Le problème n'est pas ces personnes suicidaires, le problème est ce qui fait que ces personnes peuvent devenir suicidaires et entraîner avant leur mort d'autres dans la mort.

Le problème est la pauvreté, l'absence d'éducation, la faiblesse des esprits face à la folie et le déni de l'autre et de soi.


Le problème est ce qui se trouve en chacun de nous et qui, chez eux, s'est transformé en colère et leur a fait oublier ce qu'ils sont et ce que les autres sont, pour n'insister que sur un mot: "différent".


Et le problème est que ce mot se répand de 'notre' côté aussi.

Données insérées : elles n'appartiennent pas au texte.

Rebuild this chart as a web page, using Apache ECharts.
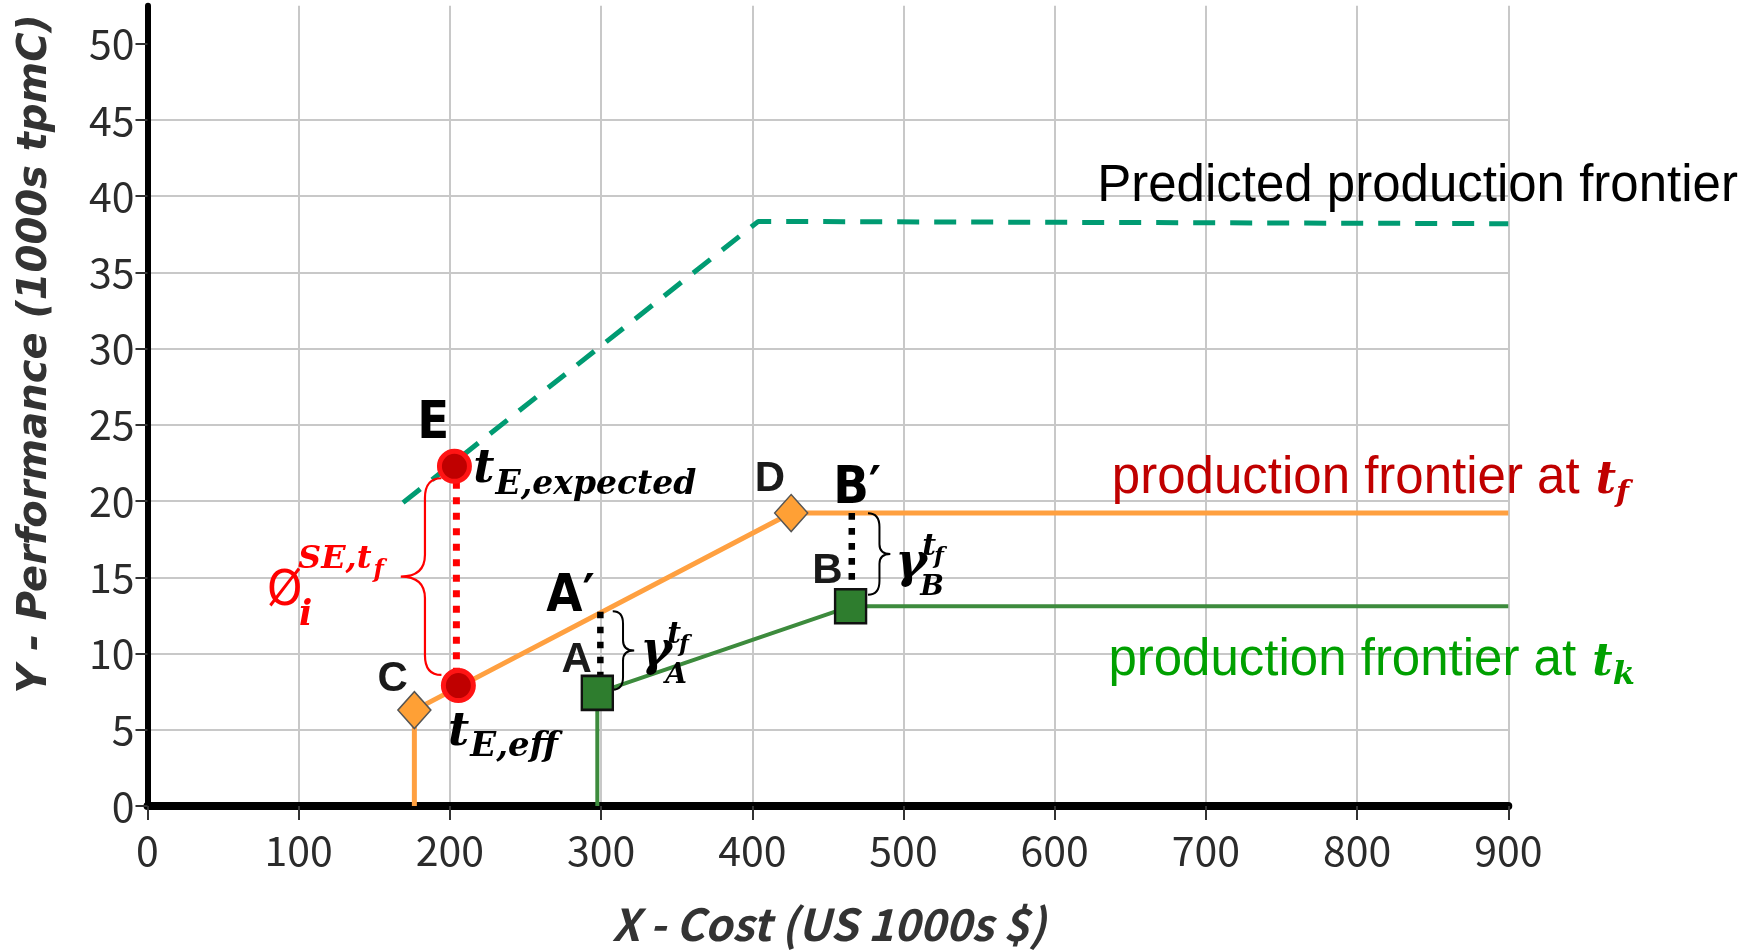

Parce qu'ils viennent d'un autre pays, parce qu'ils ne sont pas comme nous, on s'oppose à leur fuite de ce que nous condamnons, on s'oppose à leur tentative de vouloir avoir une vie comme nous la voulons pour nous, parce qu'ils sont différents.


Ce qui se passe chez eux est identique à ce qui se passe chez nous. Mais cela ne nous concerne pas. Cela est différent.


Ce n'est pas différent.


C'est exactement la même chose.


Ce sont exactement les mêmes personnes qui sont mortes hier, avant-hier et qui mourront peut-être demain. Et ces personnes sont exactement les mêmes que celles qui ont tué, qui tuent et qui tueront.


Ce sont tous des humains...


qui avant ont été des enfants qui voulaient savoir et qui voulaient jouer.

Tout comme ceux qui cherchent asile et ceux qui s'offensent de ce qui s'est produit hier, et avant-hier, et qui se produira demain.

Tout comme vous.


C'est pour cela que je n'ai pas envie d'écrire aujourd’hui.